Norimberga, 1948. Dan Haywood, un anziano giudice statunitense, viene invitato a presiedere una corte penale militare in un processo intentato contro 4 gerarchi tedeschi, accusati di aver commesso crimini contro l'umanità durante il Terzo Reich; essi affrontano il processo ognuno a suo modo: chi non tradisce il suo antico ideale, chi invece, come Ernst Janning, si trincera dietro un assoluto silenzio, rifiutando così ogni difesa.
Nei momenti di libertà, al di fuori dell'attività giudiziaria, Haywood cerca in ogni modo di capire la realtà del paese e la mentalità dei suoi abitanti, incontrando diverse persone, come la signora Bertholt, nobile tedesca decaduta e vedova di un ufficiale della Wehrmacht giustiziato da un tribunale statunitense. Nello stesso periodo nel quale si svolge il processo inizia la guerra fredda, con il blocco sovietico di Berlino, cui gli statunitensi rispondono con un ponte aereo. In questo clima, la Bertholt suggerisce a Haywood di guardare al futuro e cerca di persuaderlo del fatto che non tutti i tedeschi sono come i nazisti.
Al processo, Janning decide di ammettere le sue colpe, nonostante la determinata e brillante difesa del giovane avvocato Hans Rolfe, che si è offerto di patrocinarlo. Ciò accade durante una delle ultime udienze, in cui viene raccolta la deposizione della testimone Irene Hoffmann, protagonista del caso di Lehman Feldenstein, un anziano 65enne ebreo accusato ingiustamente di aver avuto rapporti sessuali proprio con la Hoffmann, allora 16enne, e quindi condannato a morte per «avvelenamento della razza».

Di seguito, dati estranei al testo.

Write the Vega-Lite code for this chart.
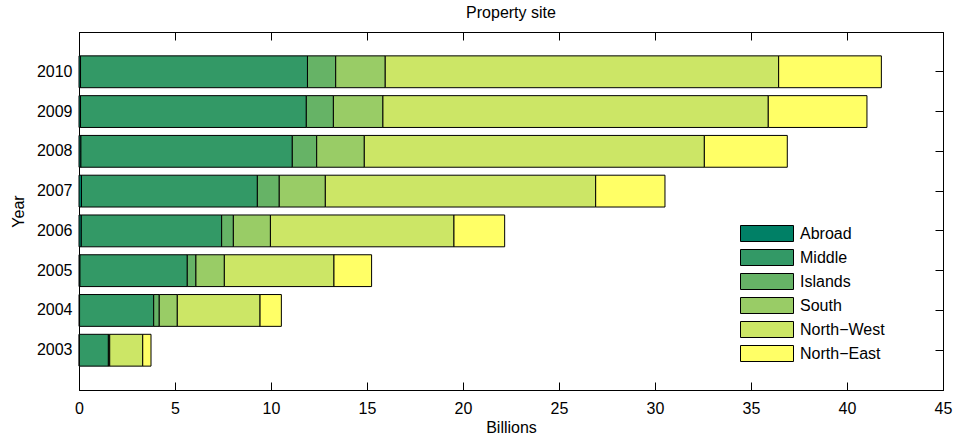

Sia il giudice Haywood che il pubblico ministero, il colonnello Ted Lawson, vengono invitati dai loro collaboratori a riflettere sulle gravi conseguenze che una condanna troppo severa potrebbe avere sui rapporti diplomatici tra USA e Germania, tenendo conto che quest'ultima sarebbe comunque un valido baluardo contro la diffusione del Comunismo in Europa. Ma i due magistrati svolgono il loro incarico fino in fondo, per onorare il loro spiccato senso di giustizia e di verità. Viene quindi emanato un verdetto di colpevolezza.
Alla lettura della sentenza, votata da due giudici su tre, il presidente Haywood dichiara che la vera parte lesa del processo è la civiltà; afferma che il collegio giudicante si è basato su tre valori: giustizia, verità e valore di ogni essere umano. Si rifiuta di riconoscere ai 4 imputati qualsiasi attenuante: essi sapevano ciò che facevano e condanna ciascuno all'ergastolo. Il giorno stesso del suo rientro negli Stati Uniti d'America, al presidente Haywood viene richiesto da Janning un incontro in carcere. Haywood accetta, seppur titubante.
Nel breve colloquio che segue, Janning manifesta tutta la sua stima al presidente e gli consegna un suo diario. Ma soprattutto tiene ad affermare, a proposito degli orrori perpetrati dal Nazismo, che mai avrebbe immaginato, in profonda buona fede, che si potesse giungere a tali livelli di efferatezza e di crudeltà. Al che Haywood risponde, riferendosi al caso Feldenstein, con una breve, semplice frase che esprime in pieno il senso e la tragedia di tutto ciò che è avvenuto: Doveva capirlo la prima volta che condannò un uomo sapendolo innocente. Haywood parte; una scheda del titolo informa il pubblico che, dei 99 imputati condannati a pene detentive nei processi di Norimberga che si sono svolti nella zona statunitense, nessuno stava ancora scontando una pena quando il film è uscito nel 1961.
Candidatura Miglior sceneggiatura originale a Abby Mann
Nel giugno del 2008 l'American Film Institute, dopo un sondaggio che ha coinvolto oltre 1500 appartenenti alla comunità artistica, ha reso noto la sua classifica "Ten Top Ten". In essa a Vincitori e vinti è stata assegnata la posizione di decimo miglior film nella categoria dramma giudiziario[1].